┌──

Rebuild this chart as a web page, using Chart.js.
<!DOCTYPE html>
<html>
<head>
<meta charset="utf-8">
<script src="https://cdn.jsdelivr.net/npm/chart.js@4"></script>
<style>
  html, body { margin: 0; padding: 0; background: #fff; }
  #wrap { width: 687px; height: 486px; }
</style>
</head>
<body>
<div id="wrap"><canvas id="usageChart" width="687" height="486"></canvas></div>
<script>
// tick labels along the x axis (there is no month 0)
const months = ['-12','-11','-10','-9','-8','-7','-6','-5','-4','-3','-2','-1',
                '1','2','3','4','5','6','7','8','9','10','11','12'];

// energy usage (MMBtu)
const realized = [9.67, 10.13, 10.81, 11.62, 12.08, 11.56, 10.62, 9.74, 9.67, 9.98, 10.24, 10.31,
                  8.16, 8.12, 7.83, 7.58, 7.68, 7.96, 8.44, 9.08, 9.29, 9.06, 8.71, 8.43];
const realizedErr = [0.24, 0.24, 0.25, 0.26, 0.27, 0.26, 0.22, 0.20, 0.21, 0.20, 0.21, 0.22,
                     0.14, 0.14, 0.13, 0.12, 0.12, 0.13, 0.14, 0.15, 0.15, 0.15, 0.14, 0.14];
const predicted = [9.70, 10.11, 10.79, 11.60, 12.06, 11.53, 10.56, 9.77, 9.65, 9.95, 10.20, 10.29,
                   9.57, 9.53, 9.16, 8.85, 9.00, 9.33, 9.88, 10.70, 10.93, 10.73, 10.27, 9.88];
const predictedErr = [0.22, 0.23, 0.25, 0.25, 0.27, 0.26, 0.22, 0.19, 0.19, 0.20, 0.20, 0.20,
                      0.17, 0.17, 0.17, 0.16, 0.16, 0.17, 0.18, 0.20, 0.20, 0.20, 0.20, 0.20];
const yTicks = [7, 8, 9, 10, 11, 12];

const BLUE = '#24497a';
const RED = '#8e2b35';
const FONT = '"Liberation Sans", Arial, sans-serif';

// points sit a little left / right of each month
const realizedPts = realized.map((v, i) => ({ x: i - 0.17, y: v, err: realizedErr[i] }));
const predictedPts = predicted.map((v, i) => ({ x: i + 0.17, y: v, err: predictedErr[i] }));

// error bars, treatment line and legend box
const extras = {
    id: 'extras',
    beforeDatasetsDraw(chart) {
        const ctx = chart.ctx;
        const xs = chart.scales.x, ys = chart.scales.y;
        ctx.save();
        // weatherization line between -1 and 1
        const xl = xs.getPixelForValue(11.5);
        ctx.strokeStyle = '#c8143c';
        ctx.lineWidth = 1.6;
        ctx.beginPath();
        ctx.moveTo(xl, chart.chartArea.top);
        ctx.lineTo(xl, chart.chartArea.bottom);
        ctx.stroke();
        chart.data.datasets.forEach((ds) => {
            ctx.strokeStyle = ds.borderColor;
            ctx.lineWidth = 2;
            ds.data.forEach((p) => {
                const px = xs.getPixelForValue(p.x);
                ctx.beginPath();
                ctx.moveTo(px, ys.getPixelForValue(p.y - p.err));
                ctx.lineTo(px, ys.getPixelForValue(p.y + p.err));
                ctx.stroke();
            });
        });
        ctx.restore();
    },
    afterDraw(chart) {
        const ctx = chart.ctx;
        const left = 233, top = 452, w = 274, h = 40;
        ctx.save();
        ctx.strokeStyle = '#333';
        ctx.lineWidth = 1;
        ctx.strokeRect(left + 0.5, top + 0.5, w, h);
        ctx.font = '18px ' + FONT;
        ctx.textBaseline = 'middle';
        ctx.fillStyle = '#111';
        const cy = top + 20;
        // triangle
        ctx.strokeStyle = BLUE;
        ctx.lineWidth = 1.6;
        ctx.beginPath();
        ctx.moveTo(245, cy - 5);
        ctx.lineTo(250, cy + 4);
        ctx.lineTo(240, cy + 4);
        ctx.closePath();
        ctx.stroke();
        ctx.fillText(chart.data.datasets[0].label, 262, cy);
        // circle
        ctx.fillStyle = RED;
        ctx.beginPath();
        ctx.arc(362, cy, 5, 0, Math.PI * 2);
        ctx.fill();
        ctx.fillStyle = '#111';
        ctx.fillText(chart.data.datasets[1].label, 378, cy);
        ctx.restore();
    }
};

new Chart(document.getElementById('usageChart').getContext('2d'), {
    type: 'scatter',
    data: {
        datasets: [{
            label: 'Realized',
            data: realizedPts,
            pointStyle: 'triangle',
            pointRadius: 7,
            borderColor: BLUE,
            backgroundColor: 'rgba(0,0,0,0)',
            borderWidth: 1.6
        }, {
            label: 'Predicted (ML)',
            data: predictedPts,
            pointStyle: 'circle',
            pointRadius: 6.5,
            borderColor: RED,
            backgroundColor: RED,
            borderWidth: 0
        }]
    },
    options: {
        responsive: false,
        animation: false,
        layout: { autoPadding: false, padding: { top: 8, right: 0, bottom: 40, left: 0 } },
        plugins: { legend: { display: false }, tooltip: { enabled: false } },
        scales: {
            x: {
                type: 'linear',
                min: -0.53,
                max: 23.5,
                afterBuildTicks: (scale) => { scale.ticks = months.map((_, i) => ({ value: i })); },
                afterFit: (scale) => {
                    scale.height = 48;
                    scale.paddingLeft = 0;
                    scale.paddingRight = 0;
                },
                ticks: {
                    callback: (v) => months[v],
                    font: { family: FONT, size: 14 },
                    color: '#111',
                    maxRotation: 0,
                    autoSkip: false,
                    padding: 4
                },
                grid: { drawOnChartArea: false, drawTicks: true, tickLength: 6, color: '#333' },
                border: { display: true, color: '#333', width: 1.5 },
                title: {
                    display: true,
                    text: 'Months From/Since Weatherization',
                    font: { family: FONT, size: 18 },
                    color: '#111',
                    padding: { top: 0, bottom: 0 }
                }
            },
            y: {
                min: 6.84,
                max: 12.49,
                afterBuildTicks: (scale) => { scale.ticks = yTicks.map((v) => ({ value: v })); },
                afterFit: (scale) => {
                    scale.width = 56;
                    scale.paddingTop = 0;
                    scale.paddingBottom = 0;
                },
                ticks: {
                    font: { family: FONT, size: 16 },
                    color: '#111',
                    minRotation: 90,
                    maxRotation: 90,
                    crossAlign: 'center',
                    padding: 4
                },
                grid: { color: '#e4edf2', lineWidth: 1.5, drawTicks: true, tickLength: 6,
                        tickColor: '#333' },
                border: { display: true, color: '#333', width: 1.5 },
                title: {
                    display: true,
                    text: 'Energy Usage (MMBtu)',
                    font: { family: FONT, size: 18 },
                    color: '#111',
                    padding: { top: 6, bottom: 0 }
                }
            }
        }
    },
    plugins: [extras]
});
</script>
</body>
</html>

└──

Instructions to follow :: Go through the listing and print each line exactly as it appears.

Written answer ::
Rebuild this chart as a web page, using Chart.js.
<!DOCTYPE html>
<html>
<head>
<meta charset="utf-8">
<script src="https://cdn.jsdelivr.net/npm/chart.js@4"></script>
<style>
  html, body { margin: 0; padding: 0; background: #fff; }
  #wrap { width: 687px; height: 486px; }
</style>
</head>
<body>
<div id="wrap"><canvas id="usageChart" width="687" height="486"></canvas></div>
<script>
// tick labels along the x axis (there is no month 0)
const months = ['-12','-11','-10','-9','-8','-7','-6','-5','-4','-3','-2','-1',
                '1','2','3','4','5','6','7','8','9','10','11','12'];

// energy usage (MMBtu)
const realized = [9.67, 10.13, 10.81, 11.62, 12.08, 11.56, 10.62, 9.74, 9.67, 9.98, 10.24, 10.31,
                  8.16, 8.12, 7.83, 7.58, 7.68, 7.96, 8.44, 9.08, 9.29, 9.06, 8.71, 8.43];
const realizedErr = [0.24, 0.24, 0.25, 0.26, 0.27, 0.26, 0.22, 0.20, 0.21, 0.20, 0.21, 0.22,
                     0.14, 0.14, 0.13, 0.12, 0.12, 0.13, 0.14, 0.15, 0.15, 0.15, 0.14, 0.14];
const predicted = [9.70, 10.11, 10.79, 11.60, 12.06, 11.53, 10.56, 9.77, 9.65, 9.95, 10.20, 10.29,
                   9.57, 9.53, 9.16, 8.85, 9.00, 9.33, 9.88, 10.70, 10.93, 10.73, 10.27, 9.88];
const predictedErr = [0.22, 0.23, 0.25, 0.25, 0.27, 0.26, 0.22, 0.19, 0.19, 0.20, 0.20, 0.20,
                      0.17, 0.17, 0.17, 0.16, 0.16, 0.17, 0.18, 0.20, 0.20, 0.20, 0.20, 0.20];
const yTicks = [7, 8, 9, 10, 11, 12];

const BLUE = '#24497a';
const RED = '#8e2b35';
const FONT = '"Liberation Sans", Arial, sans-serif';

// points sit a little left / right of each month
const realizedPts = realized.map((v, i) => ({ x: i - 0.17, y: v, err: realizedErr[i] }));
const predictedPts = predicted.map((v, i) => ({ x: i + 0.17, y: v, err: predictedErr[i] }));

// error bars, treatment line and legend box
const extras = {
    id: 'extras',
    beforeDatasetsDraw(chart) {
        const ctx = chart.ctx;
        const xs = chart.scales.x, ys = chart.scales.y;
        ctx.save();
        // weatherization line between -1 and 1
        const xl = xs.getPixelForValue(11.5);
        ctx.strokeStyle = '#c8143c';
        ctx.lineWidth = 1.6;
        ctx.beginPath();
        ctx.moveTo(xl, chart.chartArea.top);
        ctx.lineTo(xl, chart.chartArea.bottom);
        ctx.stroke();
        chart.data.datasets.forEach((ds) => {
            ctx.strokeStyle = ds.borderColor;
            ctx.lineWidth = 2;
            ds.data.forEach((p) => {
                const px = xs.getPixelForValue(p.x);
                ctx.beginPath();
                ctx.moveTo(px, ys.getPixelForValue(p.y - p.err));
                ctx.lineTo(px, ys.getPixelForValue(p.y + p.err));
                ctx.stroke();
            });
        });
        ctx.restore();
    },
    afterDraw(chart) {
        const ctx = chart.ctx;
        const left = 233, top = 452, w = 274, h = 40;
        ctx.save();
        ctx.strokeStyle = '#333';
        ctx.lineWidth = 1;
        ctx.strokeRect(left + 0.5, top + 0.5, w, h);
        ctx.font = '18px ' + FONT;
        ctx.textBaseline = 'middle';
        ctx.fillStyle = '#111';
        const cy = top + 20;
        // triangle
        ctx.strokeStyle = BLUE;
        ctx.lineWidth = 1.6;
        ctx.beginPath();
        ctx.moveTo(245, cy - 5);
        ctx.lineTo(250, cy + 4);
        ctx.lineTo(240, cy + 4);
        ctx.closePath();
        ctx.stroke();
        ctx.fillText(chart.data.datasets[0].label, 262, cy);
        // circle
        ctx.fillStyle = RED;
        ctx.beginPath();
        ctx.arc(362, cy, 5, 0, Math.PI * 2);
        ctx.fill();
        ctx.fillStyle = '#111';
        ctx.fillText(chart.data.datasets[1].label, 378, cy);
        ctx.restore();
    }
};

new Chart(document.getElementById('usageChart').getContext('2d'), {
    type: 'scatter',
    data: {
        datasets: [{
            label: 'Realized',
            data: realizedPts,
            pointStyle: 'triangle',
            pointRadius: 7,
            borderColor: BLUE,
            backgroundColor: 'rgba(0,0,0,0)',
            borderWidth: 1.6
        }, {
            label: 'Predicted (ML)',
            data: predictedPts,
            pointStyle: 'circle',
            pointRadius: 6.5,
            borderColor: RED,
            backgroundColor: RED,
            borderWidth: 0
        }]
    },
    options: {
        responsive: false,
        animation: false,
        layout: { autoPadding: false, padding: { top: 8, right: 0, bottom: 40, left: 0 } },
        plugins: { legend: { display: false }, tooltip: { enabled: false } },
        scales: {
            x: {
                type: 'linear',
                min: -0.53,
                max: 23.5,
                afterBuildTicks: (scale) => { scale.ticks = months.map((_, i) => ({ value: i })); },
                afterFit: (scale) => {
                    scale.height = 48;
                    scale.paddingLeft = 0;
                    scale.paddingRight = 0;
                },
                ticks: {
                    callback: (v) => months[v],
                    font: { family: FONT, size: 14 },
                    color: '#111',
                    maxRotation: 0,
                    autoSkip: false,
                    padding: 4
                },
                grid: { drawOnChartArea: false, drawTicks: true, tickLength: 6, color: '#333' },
                border: { display: true, color: '#333', width: 1.5 },
                title: {
                    display: true,
                    text: 'Months From/Since Weatherization',
                    font: { family: FONT, size: 18 },
                    color: '#111',
                    padding: { top: 0, bottom: 0 }
                }
            },
            y: {
                min: 6.84,
                max: 12.49,
                afterBuildTicks: (scale) => { scale.ticks = yTicks.map((v) => ({ value: v })); },
                afterFit: (scale) => {
                    scale.width = 56;
                    scale.paddingTop = 0;
                    scale.paddingBottom = 0;
                },
                ticks: {
                    font: { family: FONT, size: 16 },
                    color: '#111',
                    minRotation: 90,
                    maxRotation: 90,
                    crossAlign: 'center',
                    padding: 4
                },
                grid: { color: '#e4edf2', lineWidth: 1.5, drawTicks: true, tickLength: 6,
                        tickColor: '#333' },
                border: { display: true, color: '#333', width: 1.5 },
                title: {
                    display: true,
                    text: 'Energy Usage (MMBtu)',
                    font: { family: FONT, size: 18 },
                    color: '#111',
                    padding: { top: 6, bottom: 0 }
                }
            }
        }
    },
    plugins: [extras]
});
</script>
</body>
</html>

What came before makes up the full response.